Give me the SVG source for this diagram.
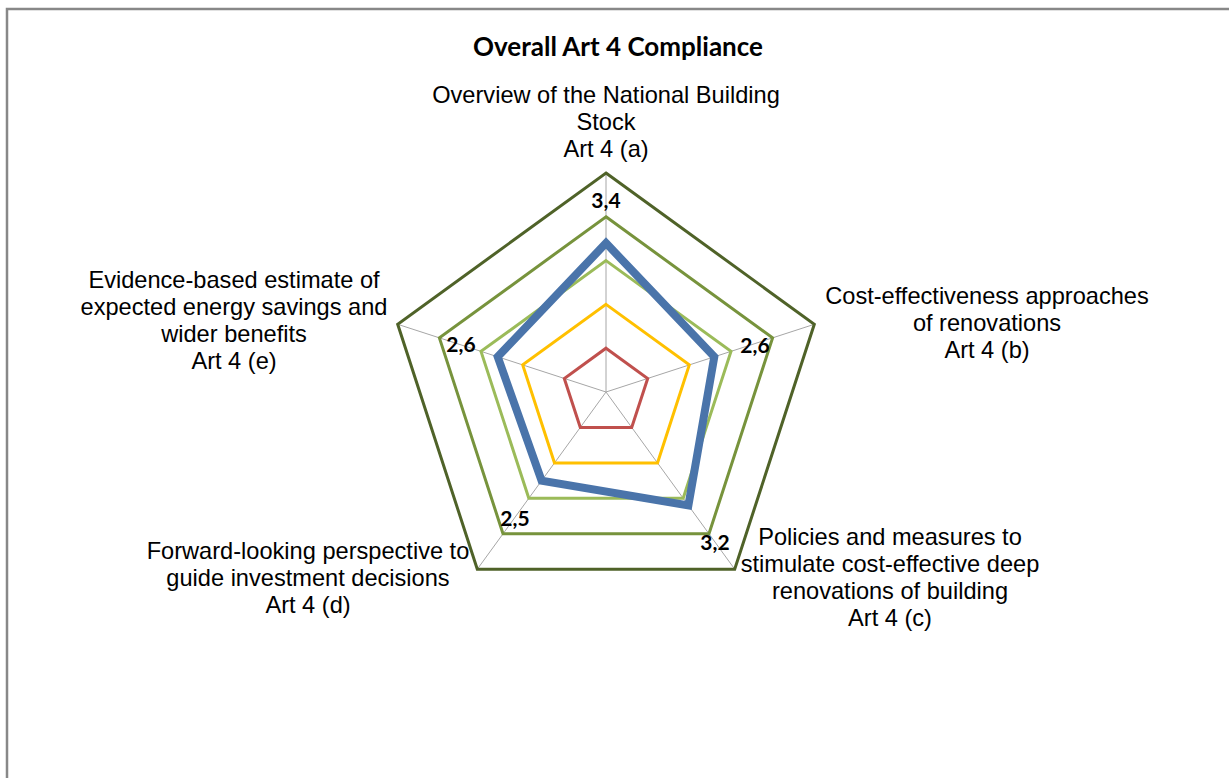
───
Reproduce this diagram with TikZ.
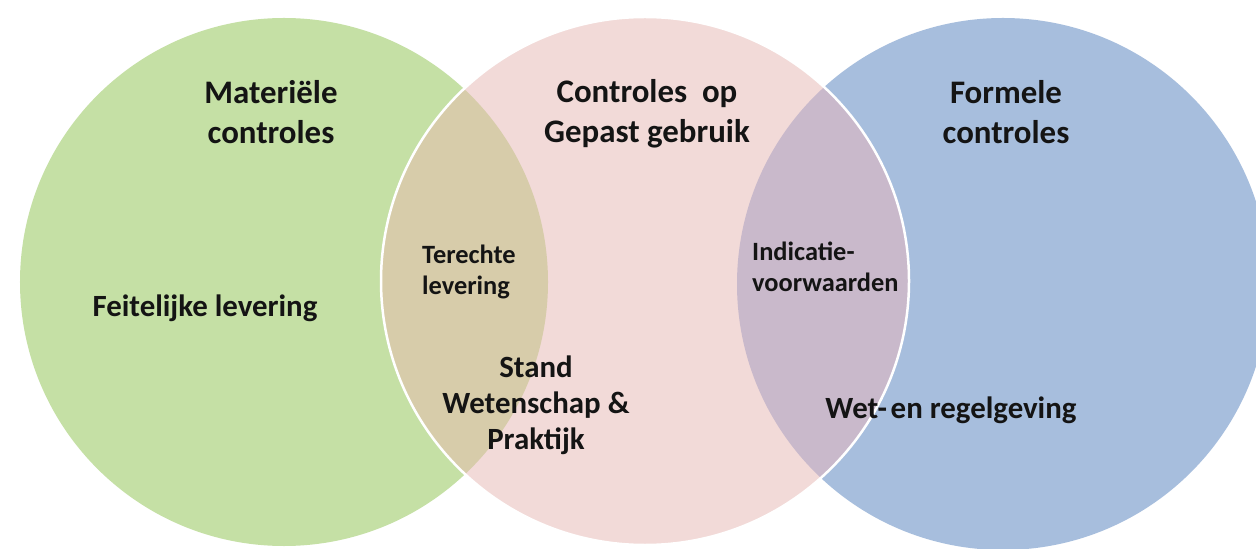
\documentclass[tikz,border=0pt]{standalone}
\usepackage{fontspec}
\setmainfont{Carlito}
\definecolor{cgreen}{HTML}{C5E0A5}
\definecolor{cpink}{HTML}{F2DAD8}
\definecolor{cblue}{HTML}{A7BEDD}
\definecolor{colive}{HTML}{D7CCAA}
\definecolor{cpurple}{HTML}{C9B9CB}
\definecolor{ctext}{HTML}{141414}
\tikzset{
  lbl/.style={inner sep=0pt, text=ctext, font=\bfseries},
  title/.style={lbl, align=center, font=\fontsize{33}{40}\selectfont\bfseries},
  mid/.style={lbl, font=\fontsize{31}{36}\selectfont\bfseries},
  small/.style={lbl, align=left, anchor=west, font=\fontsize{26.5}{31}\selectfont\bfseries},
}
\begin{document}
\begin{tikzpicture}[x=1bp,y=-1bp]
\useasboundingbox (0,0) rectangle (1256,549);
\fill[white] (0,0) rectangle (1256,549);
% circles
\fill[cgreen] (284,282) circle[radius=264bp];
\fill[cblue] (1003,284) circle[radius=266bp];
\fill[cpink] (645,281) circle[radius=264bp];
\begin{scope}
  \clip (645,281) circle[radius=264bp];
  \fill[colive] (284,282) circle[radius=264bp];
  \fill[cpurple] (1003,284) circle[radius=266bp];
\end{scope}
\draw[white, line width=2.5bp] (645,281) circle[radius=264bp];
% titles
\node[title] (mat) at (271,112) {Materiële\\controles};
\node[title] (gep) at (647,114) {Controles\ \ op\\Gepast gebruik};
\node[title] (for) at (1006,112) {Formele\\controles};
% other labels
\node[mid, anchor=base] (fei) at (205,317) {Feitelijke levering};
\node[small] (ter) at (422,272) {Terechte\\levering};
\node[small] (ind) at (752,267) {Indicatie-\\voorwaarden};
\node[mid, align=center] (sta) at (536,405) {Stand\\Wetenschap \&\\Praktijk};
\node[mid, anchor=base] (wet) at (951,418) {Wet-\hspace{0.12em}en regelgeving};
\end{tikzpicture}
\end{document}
───
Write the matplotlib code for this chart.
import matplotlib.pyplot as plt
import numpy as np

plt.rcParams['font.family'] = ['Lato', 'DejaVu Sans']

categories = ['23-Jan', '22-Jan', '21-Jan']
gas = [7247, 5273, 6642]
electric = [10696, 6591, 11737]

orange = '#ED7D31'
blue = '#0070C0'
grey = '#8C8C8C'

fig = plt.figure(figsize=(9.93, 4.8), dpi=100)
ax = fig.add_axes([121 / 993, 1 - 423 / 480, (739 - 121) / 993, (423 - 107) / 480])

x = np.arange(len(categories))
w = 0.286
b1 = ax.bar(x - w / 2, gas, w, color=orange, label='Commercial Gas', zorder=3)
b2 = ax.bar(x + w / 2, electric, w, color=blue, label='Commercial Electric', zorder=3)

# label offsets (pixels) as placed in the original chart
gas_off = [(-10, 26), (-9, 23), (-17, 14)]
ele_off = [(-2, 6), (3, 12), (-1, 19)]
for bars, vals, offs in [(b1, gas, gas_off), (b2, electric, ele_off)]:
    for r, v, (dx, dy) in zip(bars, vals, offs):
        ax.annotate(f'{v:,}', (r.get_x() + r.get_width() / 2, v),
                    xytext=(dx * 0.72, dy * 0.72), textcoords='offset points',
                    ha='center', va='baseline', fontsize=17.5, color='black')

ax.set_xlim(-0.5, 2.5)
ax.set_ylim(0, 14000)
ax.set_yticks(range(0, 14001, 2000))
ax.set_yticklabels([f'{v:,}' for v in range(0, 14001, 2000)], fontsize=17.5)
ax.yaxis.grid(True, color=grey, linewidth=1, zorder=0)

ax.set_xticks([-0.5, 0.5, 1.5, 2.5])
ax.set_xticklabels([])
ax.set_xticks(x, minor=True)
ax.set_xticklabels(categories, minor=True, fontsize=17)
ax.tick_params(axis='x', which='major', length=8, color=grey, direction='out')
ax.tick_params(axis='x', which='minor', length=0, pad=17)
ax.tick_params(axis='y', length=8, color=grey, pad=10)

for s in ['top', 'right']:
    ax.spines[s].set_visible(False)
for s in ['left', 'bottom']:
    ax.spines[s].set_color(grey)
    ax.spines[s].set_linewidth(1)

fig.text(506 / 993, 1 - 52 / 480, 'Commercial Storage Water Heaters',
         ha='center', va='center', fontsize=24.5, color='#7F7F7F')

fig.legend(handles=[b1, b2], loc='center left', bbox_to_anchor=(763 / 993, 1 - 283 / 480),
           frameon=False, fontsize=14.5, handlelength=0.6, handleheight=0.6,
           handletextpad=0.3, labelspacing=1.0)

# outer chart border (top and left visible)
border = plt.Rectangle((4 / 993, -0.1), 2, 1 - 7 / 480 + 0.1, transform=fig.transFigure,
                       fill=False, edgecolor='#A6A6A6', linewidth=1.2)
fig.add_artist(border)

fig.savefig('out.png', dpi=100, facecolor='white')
───
The lines to extract from the data above begin with the line containing "Write the matplotlib code for this chart." and end with the line containing "grey = '#8C8C8C'". Extract them exactly, including both.

* Answer to the exercise *
Write the matplotlib code for this chart.
import matplotlib.pyplot as plt
import numpy as np

plt.rcParams['font.family'] = ['Lato', 'DejaVu Sans']

categories = ['23-Jan', '22-Jan', '21-Jan']
gas = [7247, 5273, 6642]
electric = [10696, 6591, 11737]

orange = '#ED7D31'
blue = '#0070C0'
grey = '#8C8C8C'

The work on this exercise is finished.